Many organizations, including parking companies, do not know what their single goal is, and in not knowing that, they can’t organize themselves to achieve it in a world-class fashion. The All Blacks organize themselves to win international rugby matches better than anyone else in the world. What does your parking company do?
Complete Trust
The management structure of the NZ Rugby Union gives the right to organize and run the rugby program of the All Blacks to the All Blacks management. It understands that the coach and players are the experts and will get it right. Rugby Union focus is on supporting the team through good times and bad. It trusts completely that the team is doing the right things to achieve its goals.

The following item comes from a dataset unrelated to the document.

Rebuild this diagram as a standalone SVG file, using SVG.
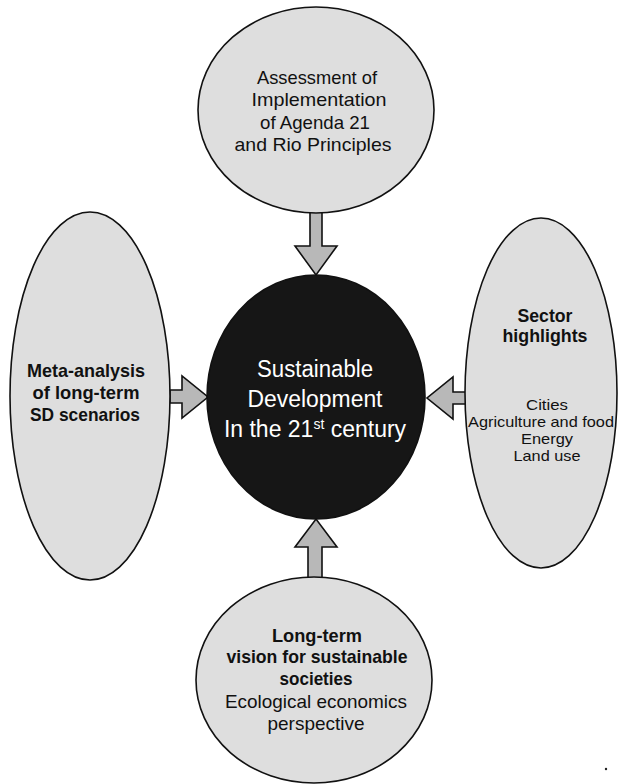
<svg xmlns="http://www.w3.org/2000/svg" width="618" height="784" viewBox="0 0 618 784">
  <style>
    .bubble { fill: #dedede; stroke: #111; stroke-width: 1.6; }
    .core { fill: #161616; stroke: #111; stroke-width: 1.6; }
    .arrow { fill: #b8b8b8; stroke: #111; stroke-width: 1.6; stroke-linejoin: miter; }
    text { font-family: "Liberation Sans", Arial, sans-serif; text-anchor: middle; fill: #111; }
    .reg { font-size: 19px; font-weight: 400; }
    .bold { font-size: 18.5px; font-weight: 700; }
    .small { font-size: 15px; font-weight: 400; }
    .white { fill: #ffffff; font-size: 23px; font-weight: 400; }
  </style>

  <!-- connectors: block arrows pointing into the centre -->
  <g id="connectors">
    <polygon class="arrow" points="310,212 322,212 322,246 337,246 316,275 295,246 310,246"/>
    <polygon class="arrow" points="308,578 322,578 322,547 337,547 316,519 295,547 308,547"/>
    <polygon class="arrow" points="170,390 182,390 182,376 208,397 182,418 182,403 170,403"/>
    <polygon class="arrow" points="466,392 453,392 453,377 427,398 453,419 453,404 466,404"/>
  </g>

  <g id="node-assessment">
    <ellipse class="bubble" cx="316" cy="110" rx="118" ry="103"/>
    <text class="reg" x="317" y="84" textLength="120" lengthAdjust="spacingAndGlyphs">Assessment of</text>
    <text class="reg" x="319" y="106" textLength="135" lengthAdjust="spacingAndGlyphs">Implementation</text>
    <text class="reg" x="315" y="129" textLength="110" lengthAdjust="spacingAndGlyphs">of Agenda 21</text>
    <text class="reg" x="313" y="151" textLength="157" lengthAdjust="spacingAndGlyphs">and Rio Principles</text>
  </g>

  <g id="node-meta-analysis">
    <ellipse class="bubble" cx="90" cy="396" rx="80" ry="184"/>
    <text class="bold" x="86" y="377" textLength="118" lengthAdjust="spacingAndGlyphs">Meta-analysis</text>
    <text class="bold" x="86" y="399" textLength="107" lengthAdjust="spacingAndGlyphs">of long-term</text>
    <text class="bold" x="85" y="420.5" textLength="110" lengthAdjust="spacingAndGlyphs">SD scenarios</text>
  </g>

  <g id="node-sectors">
    <ellipse class="bubble" cx="541" cy="393" rx="76" ry="175"/>
    <text class="bold" x="545" y="322" textLength="55" lengthAdjust="spacingAndGlyphs" style="font-size:17.5px">Sector</text>
    <text class="bold" x="545" y="342" textLength="85" lengthAdjust="spacingAndGlyphs" style="font-size:17.5px">highlights</text>
    <text class="small" x="547" y="410" textLength="42" lengthAdjust="spacingAndGlyphs">Cities</text>
    <text class="small" x="541" y="427" textLength="146" lengthAdjust="spacingAndGlyphs">Agriculture and food</text>
    <text class="small" x="547" y="444" textLength="52" lengthAdjust="spacingAndGlyphs">Energy</text>
    <text class="small" x="547" y="461" textLength="67" lengthAdjust="spacingAndGlyphs">Land use</text>
  </g>

  <g id="node-vision">
    <ellipse class="bubble" cx="314" cy="680" rx="118" ry="103"/>
    <text class="bold" x="317" y="642" textLength="90" lengthAdjust="spacingAndGlyphs">Long-term</text>
    <text class="bold" x="317" y="663" textLength="181" lengthAdjust="spacingAndGlyphs">vision for sustainable</text>
    <text class="bold" x="316" y="685" textLength="73" lengthAdjust="spacingAndGlyphs">societies</text>
    <text class="reg" x="316" y="708" textLength="182" lengthAdjust="spacingAndGlyphs">Ecological economics</text>
    <text class="reg" x="316" y="730" textLength="97" lengthAdjust="spacingAndGlyphs">perspective</text>
  </g>

  <g id="node-core">
    <ellipse class="core" cx="316" cy="397" rx="109" ry="122"/>
    <text class="white" x="315" y="377" textLength="116" lengthAdjust="spacingAndGlyphs">Sustainable</text>
    <text class="white" x="315" y="407" textLength="135" lengthAdjust="spacingAndGlyphs">Development</text>
    <text class="white" x="315" y="437">In the 21<tspan font-size="14" dy="-8">st</tspan><tspan dy="8"> century</tspan></text>
  </g>

  <!-- stray print mark at lower right -->
  <circle cx="606" cy="769" r="1.2" fill="#222"/>
</svg>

How many cities, councils and perhaps companies trust their teams to get the job done? An example of this is when the council members, mayor or even the CEO gives direction of operational matters such as pricing. Operational matters belong to operations, and in this case, the All Black team. You wouldn’t hear of the Union instructing the All Blacks on tactics.
A Healthy Impatience
With a positive and achieving culture, supported by a trusting management structure, you can develop a team that pulls together during bad times and still manages to win, even in the last minute of the game. However, to consistently beat the world, you must get there first.
This means that developing new technologies or new methodologies to operate your parking facility should be trialed and tested, even if no one else in the world has ever done it before. Not rushed, just impatient.
Developing a healthy impatience or a positive edginess should be encouraged. The All Blacks team scores more points than any opposition, even when it goes a player down with a yellow card. Even when they are 14 on 15 players, its record shows the team rises and scores more points. This is a staggering achievement based on a desire to be the best in the world.
The All Blacks rugby team has shown the world that to be world-class, you have to get a bunch of things right, all at the same time.
The team doesn’t wait for others to achieve, it doesn’t wait for others to learn how the All Blacks do it and catch up. The All Blacks keep challenging, testing, trialing, watching, adapting, recruiting, trusting, desiring and building.
Aren’t these the traits we want in our business and the industry?